Oleh: Ahmad Fauzi (Koordinator Rumah Kader Jang Oetama)
Banyak pemikir mengakui bahwa Pancasila adalah produk ideologis terbaik bangsa ini, yang dari segala sisinya multi. Pancasila merupakan entitas yang memungkinkan setiap perbedaan teramu dalam satu bingkai, sehingga mendahulukan kesatuan.
Akan tetapi, akhir-akhir ini ia sedang dalam uji ketangguhan. Apakah ia masih mampu meredam potensi resistens antar yang berbeda, di tengah menguatnya sentimen ideologis dan munculnya momentum bagi mengerasnya ego identitas?
Merujuk pada ulasan yang diterbitkan oleh VoA, yang menyatakan bahwa aksi radikalisme agama, yang merupakan buah dari sentimen ideologis dan ego identitas itu, muncul sebagai bentuk dari respon terhadap hegemoni kapitalisme dan ketidakpuasan terhadap gaya sekularisme. Di Indonesia ini kejadiannya memang demikian, sehingga tepat, menurut saya, jika pemikir Indonesia sedang menggalakkan upaya untuk merevitalisasi Pancasila, terutama sila ketuhanan dan kesejahteraan.

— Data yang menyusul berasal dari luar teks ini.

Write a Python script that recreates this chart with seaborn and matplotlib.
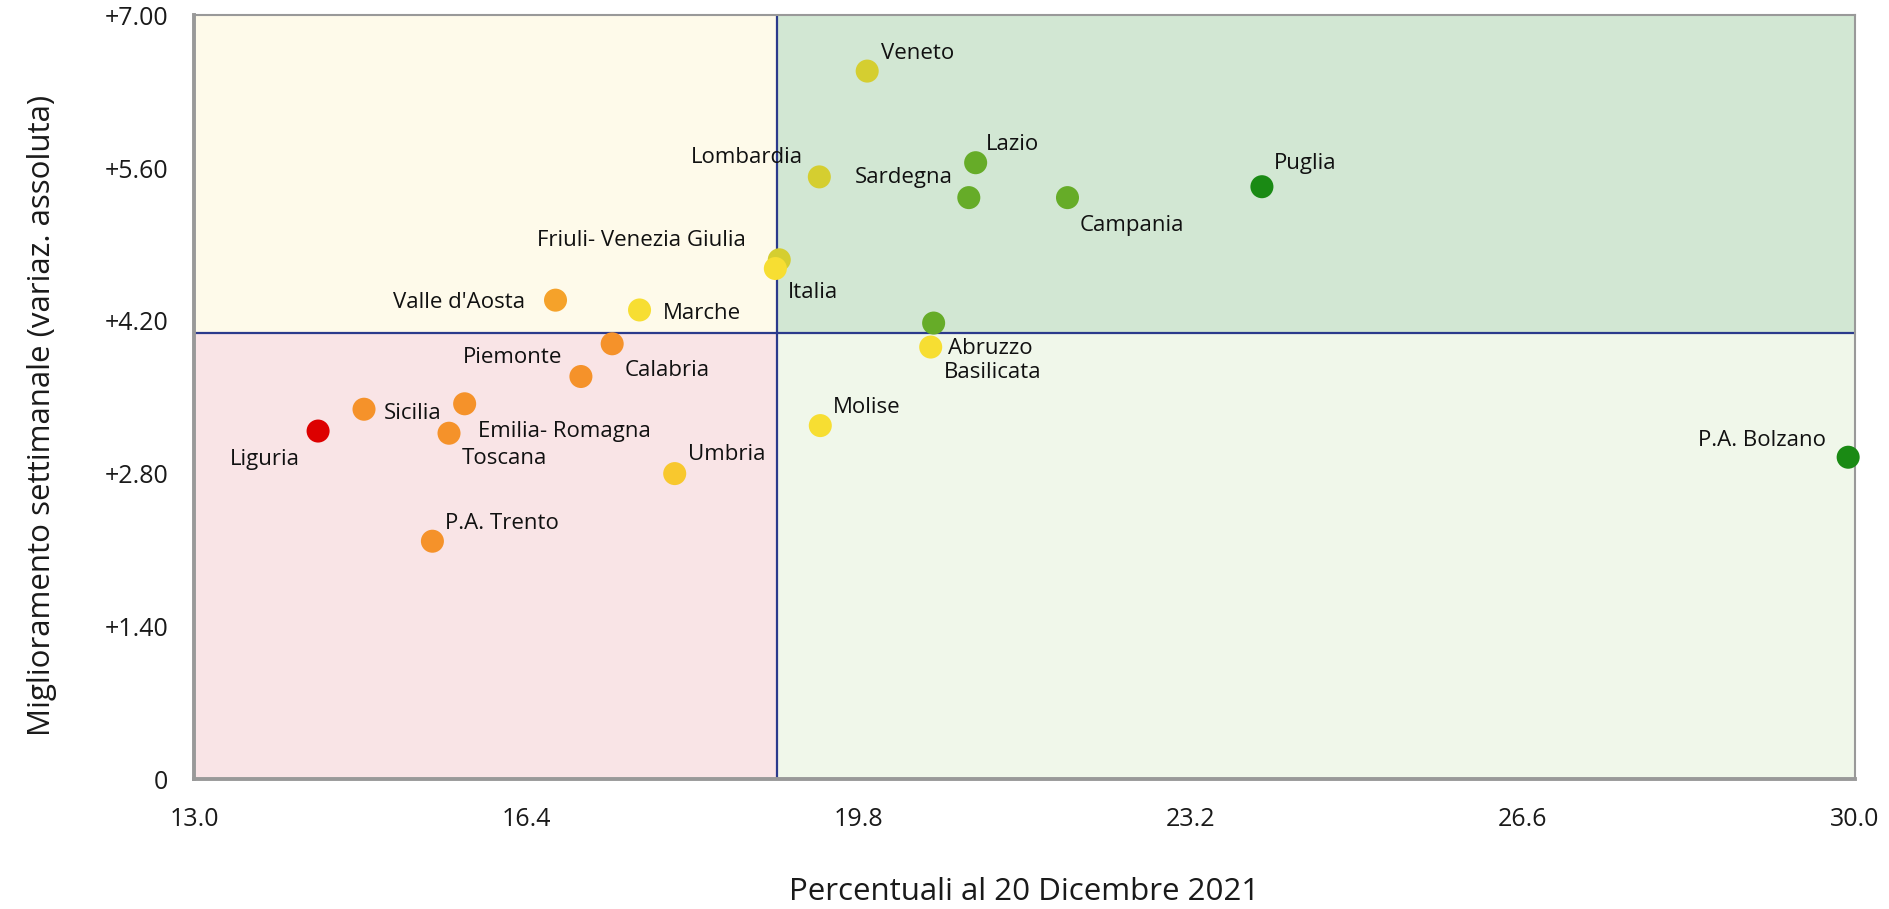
import numpy as np
import pandas as pd
import matplotlib
matplotlib.use('Agg')
import matplotlib.pyplot as plt
import seaborn as sns

# data
regions = ['Veneto', 'Lombardia', 'Lazio', 'Sardegna', 'Campania', 'Puglia',
           'Friuli- Venezia Giulia', 'Italia', "Valle d'Aosta", 'Marche',
           'Abruzzo', 'Basilicata', 'Calabria', 'Piemonte', 'Sicilia',
           'Emilia- Romagna', 'Toscana', 'Liguria', 'Umbria', 'P.A. Trento',
           'Molise', 'P.A. Bolzano']
pct = [19.89, 19.40, 21.00, 20.93, 21.94, 23.93,
       18.99, 18.95, 16.70, 17.56,
       20.57, 20.54, 17.28, 16.96, 14.74,
       15.77, 15.61, 14.27, 17.92, 15.44,
       19.41, 29.93]
improve = [6.49, 5.52, 5.65, 5.33, 5.33, 5.43,
           4.76, 4.68, 4.39, 4.30,
           4.18, 3.96, 3.99, 3.69, 3.39,
           3.44, 3.17, 3.19, 2.80, 2.18,
           3.24, 2.95]
colors = ['#D5CE30', '#D5CE30', '#66AC28', '#66AC28', '#66AC28', '#1A8A14',
          '#D5CE30', '#F7DE32', '#F5A22A', '#F7DE32',
          '#66AC28', '#F7DE32', '#F5922A', '#F5922A', '#F5922A',
          '#F5922A', '#F5922A', '#DD0000', '#F8C82E', '#F5922A',
          '#F7DE32', '#1A8A14']
# label offsets in pixels and alignment
offsets = [(14, 18, 'left'), (-16, 19, 'right'), (10, 18, 'left'), (-16, 20, 'right'),
           (12, -28, 'left'), (12, 23, 'left'), (-33, 19, 'right'), (13, -24, 'left'),
           (-30, -2, 'right'), (23, -4, 'left'), (14, -25, 'left'), (13, -25, 'left'),
           (12, -27, 'left'), (-19, 19, 'right'), (20, -4, 'left'), (13, -28, 'left'),
           (13, -25, 'left'), (-18, -28, 'right'), (13, 19, 'left'), (13, 18, 'left'),
           (13, 18, 'left'), (-22, 17, 'right')]

x_split = 18.97
y_split = 4.09
xticks = [13.0, 16.4, 19.8, 23.2, 26.6, 30.0]
yticks = [0, 1.4, 2.8, 4.2, 5.6, 7.0]
ytick_labels = ['0', '+1.40', '+2.80', '+4.20', '+5.60', '+7.00']

df = pd.DataFrame({'region': regions, 'pct': pct, 'improve': improve})

sns.set_style('white')
plt.rcParams['font.family'] = ['Open Sans', 'DejaVu Sans']

fig, ax = plt.subplots(figsize=(18.89, 9.09), dpi=100)
fig.subplots_adjust(left=0.1027, right=0.982, top=0.983, bottom=0.143)

ax.set_xlim(13, 30)
ax.set_ylim(0, 7)

# quadrant backgrounds
ax.fill_between([13, x_split], 0, y_split, color='#F9E4E6', zorder=0, lw=0)
ax.fill_between([13, x_split], y_split, 7, color='#FEFAEA', zorder=0, lw=0)
ax.fill_between([x_split, 30], y_split, 7, color='#D2E7D3', zorder=0, lw=0)
ax.fill_between([x_split, 30], 0, y_split, color='#F0F7EA', zorder=0, lw=0)
ax.axvline(x_split, color='#2B3A8C', lw=1.6, zorder=1)
ax.axhline(y_split, color='#2B3A8C', lw=1.6, zorder=1)

sns.scatterplot(data=df, x='pct', y='improve', hue='region',
                palette=dict(zip(regions, colors)), s=275, linewidth=0,
                legend=False, ax=ax, zorder=3, clip_on=False)

for name, xv, yv, (dx, dy, ha) in zip(regions, pct, improve, offsets):
    ax.annotate(name, (xv, yv), xytext=(dx, dy), textcoords='offset pixels',
                ha=ha, va='center', fontsize=16, color='#111111', zorder=4)

ax.set_xticks(xticks)
ax.set_xticklabels([f'{t:.1f}' for t in xticks])
ax.set_yticks(yticks)
ax.set_yticklabels(ytick_labels)
ax.tick_params(axis='both', direction='out', length=11.5, width=1.5, color='#999999',
               labelsize=18, labelcolor='#1a1a1a')
ax.tick_params(axis='x', pad=9)
ax.tick_params(axis='y', pad=7)

for side in ['left', 'bottom']:
    ax.spines[side].set_color('#999999')
    ax.spines[side].set_linewidth(2.8)
for side in ['top', 'right']:
    ax.spines[side].set_color('#999999')
    ax.spines[side].set_linewidth(1.5)

ax.set_xlabel('Percentuali al 20 Dicembre 2021', fontsize=22.5, labelpad=32, color='#1a1a1a')
ax.set_ylabel('Miglioramento settimanale (variaz. assoluta)', fontsize=22.5,
              color='#1a1a1a')
ax.yaxis.set_label_coords(-0.0825, 0.476)

fig.savefig('out.png', dpi=100)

Pada sila ketuhanan sebenarnya sudah cukup ideal jika ia merupakan bentuk dari upaya menghadang cara berbangsa yang sekuler, yang meniadakan peran agama dalam laku bernegara. Justru, menurut saya, sila pertama tidak semata ingin menghadirkan “tuhan” dalam berbangsa-bernegara, tetapi juga merupakan upaya untuk mengakomodasi perbedaan konsepsi bangsa ini terhadap tuhan itu sendiri. Ini merupakan antitesis dari upaya kelompok orang yang ingin memaksa konsep ketuhanan versinya dengan kelompok yang ingin konsepsi nya juga terakomodasi dalam sila Pancasila.
Sila ketuhanan inilah yang tidak dapat dimiliki oleh negara-negara yang saat ini sedang dalam konflik berkepanjangan itu. Agaknya, bangsa Indonesia mesti bersyukur dan belajar, bahwa para pendiri bangsa ini sudah melakukan upaya yang final, dalam konteks ini, sehingga kita, sebagai penerusnya, cukup mengamalkan dan menjaga agar tetap teraplikasi. Tidak perlu, menurut ku, kembali merecoki Pancasila, mempertanyakan apalagi berusaha untuk menggantinya. Memang, ini harus ditegaskan, bahwa konsepsi yang ada pada Pancasila tak mungkin tanpa celah kekurangan, akan tetapi adalah yang terbaik bagi bangsa yang tidak sewarna ini.
Kemudian sila kesejahteraan sosial bagi seluruh rakyat ini adalah idealitas yang sangat penting untuk menjawab ketidakpuasan terhadap model kapitalisme, yang merupakan titik berangkat kelompok tertentu dalam melakukan aksi-aksi fundamentalisme. Sila ini sesungguhnya sangat ideal, yang mencitakan kondisi kesejahteraan yang merata, yang tidak pernah ada contohnya dalam sistem kapitalisme.
Jadi, sebenarnya yang perlu dilakukan adalah, seperti ungkapan Yudi Latif, bangsa ini “perlu merevitalisasi Pancasila”. Karena tidak dapat dipungkiri, bahwa bangsa ini sendiri yang telah mengangkanginya, gagal dalam aplikasi nilai-nilai dasar Pancasila, yang terbukti maraknya upaya pemaksaan terhadap keyakinan dan ketimpangan kaya-miskin yang amat kentara.
Lebih jauh, Kuntowijoyo justru menyarankan adanya radikalisasi Pancasila, yaitu pengakaran ideologi. Upaya ini menjadi niscaya, sebab Pancasila nyatanya tak lagi efektif dalam praktiknya. Ia kalah dan ditenggelamkan oleh kekuatan narasi besar lainnya, sehingga ia hanya sekuat hafalan, tak lagi nyata dalam tata kelola negara. Jika kondisi ini berlarut, menurutku, ide untuk menggantinya dengan sistem ideologi yang lain, misalnya khilafah, akan terus menguat. Sebab pada titik jenuhnya bangsa akan mencari-cari alternatif ideologis bagi Pancasila.